Ceci est particulièrement grave dans un contexte de dérèglements climatiques et de perte accélérée de biodiversité, deux phénomènes interreliés qui s’alimentent l’un l’autre. Selon le Rapport Planète vivante Canada 2020, « depuis 1970, les populations d’espèces canadiennes en péril à l’échelle nationale ont connu un déclin de 59 % en moyenne, et les populations d’espèces jugées en péril à l’échelle mondiale ont reculé de 42 % en moyenne au Canada. » Une partie importante de ce recul a eu lieu dans les milieux urbains, les terres agricoles et les forêts du sud du pays, et il est attribuable aux changements d’affectation des terres.

© Jachym Michal

Les quelques 320 espèces végétales et animales classées comme vulnérables, en péril ou en voie d’extinction au Québec témoignent des impacts de cette transformation et des difficultés à renverser la tendance. La pandémie qui paralyse notre planète témoigne, quant à elle, des risques toujours incalculables résultant de la destruction du patrimoine naturel. À la lumière de ces constats scientifiques, leur protection semblerait prescrite de facto, et l’inaction ne serait point une option viable.

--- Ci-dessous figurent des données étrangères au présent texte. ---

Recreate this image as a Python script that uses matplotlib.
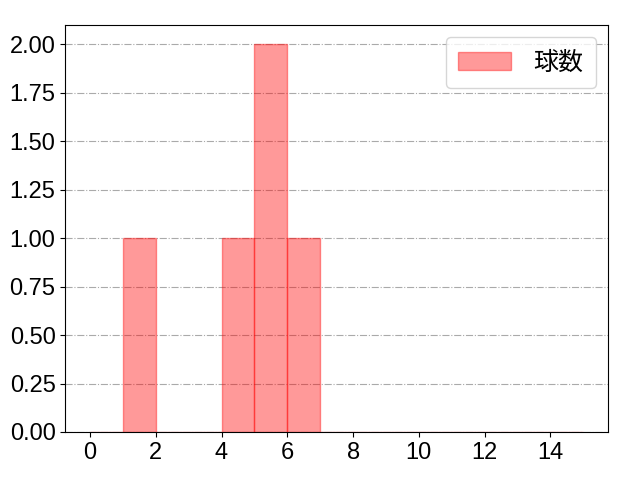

Pourtant, les citoyens, les organisations environnementales et les administrations municipales qui comprennent l’urgence de protéger et de restaurer la nature dans les zones les plus densément urbanisées se heurtent à des obstacles parfois insurmontables.

Au Québec, une vision purement économique du territoire continue de considérer les terres entourant les villes non pas comme des fournisseurs de services écosystémiques essentiels – tels qu’un air plus respirable, une barrière contre les inondations où un véritable garde-manger assurant la sécurité alimentaire de millions d’habitants – mais plutôt comme une opportunité d’affaires pour repousser les frontières de l’étalement urbain et la perception de taxes foncières. D’un point de vue écologique, cette logique est dangereuse, voire suicidaire.

Il reste peu de terres publiques dans le sud du Québec. Par conséquent, les efforts de conservation visent souvent des terres privées, à proximité des villes, comme c’est le cas en Montérégie, dans la Vallée de l’Outaouais, Lanaudière et les Basses-Laurentides. Ces terres coûtent généralement très chères.


Nous avons besoin d’un leadership fort pour donner à la protection de la nature les outils financiers, légaux et réglementaires qui lui permettent d’atteindre l’ampleur et la vitesse que le déclin de la biodiversité, la crise climatique et la santé de nos populations exigent.

Diego CREIMER

En ce moment, un propriétaire dont le terrain est zoné pour permettre un développement immobilier, si celui-ci est visé par un changement de zonage à des fins de conservation, se tourne immédiatement vers la justice pour réclamer une valeur d’expropriation beaucoup plus élevée que celle du marché, en arguant qu’il subira une perte de profits potentiels. Les municipalités craignent donc des coûts d’expropriations et des poursuites, ce qui met un frein réel à leurs ambitions de protection de la nature.

Au moment où le Québec achève sa grande conversation nationale sur l’aménagement du territoire, ces questions deviennent plus urgentes que jamais.

Nous avons besoin d’un leadership fort pour donner à la protection de la nature les outils financiers, légaux et réglementaires qui lui permettent d’atteindre l’ampleur et la vitesse que le déclin de la biodiversité, la crise climatique et la santé de nos populations exigent.

Nous avons besoin que le pion de la nature avance librement en surmontant plus aisément les obstacles bureaucratiques existants.

Au fond de l’échiquier, nous avons besoin que la nature soit promue en reine.